Borrowed from Middle French plantation, from Latin plantātiō (“planting, transplanting”), from plantātus (“planted”), the perfect passive participle of plantāre, + action noun suffix -tiō.

Example Sentences

  • "Since the mid-1980s, when Indonesia first began to clear its bountiful forests on an industrial scale in favour of lucrative palm-oil plantations, “haze” has become an almost annual occurrence in South-East Asia. The cheapest way to clear logged woodland is to burn it, producing an acrid cloud of foul white smoke that, carried by the wind, can cover hundreds, or even thousands, of square miles."

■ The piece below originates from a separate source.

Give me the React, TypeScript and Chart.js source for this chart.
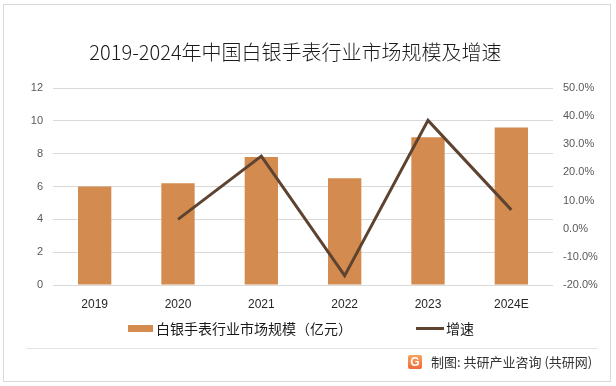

  • "Across the street from the church, which is lovingly known as Mother Emanuel, is Marion Park. Until recently, this where a statue of Vice President John C. Calhoun, a slaveowner and staunch supporter of antebellum plantation slavery, stood. […] Drayton Hall, one of the oldest surviving plantations in the South, actively encourages visitors to pay respects at the African-American cemetery on site."
  • "She used to bound through the plantations, her eye first caught by one object, then another, gazing round for something to admire and to love. Now she walked slowly, her eyes fixed on the ground, as if, in all the wide fair world, there was nothing to attract nor to interest."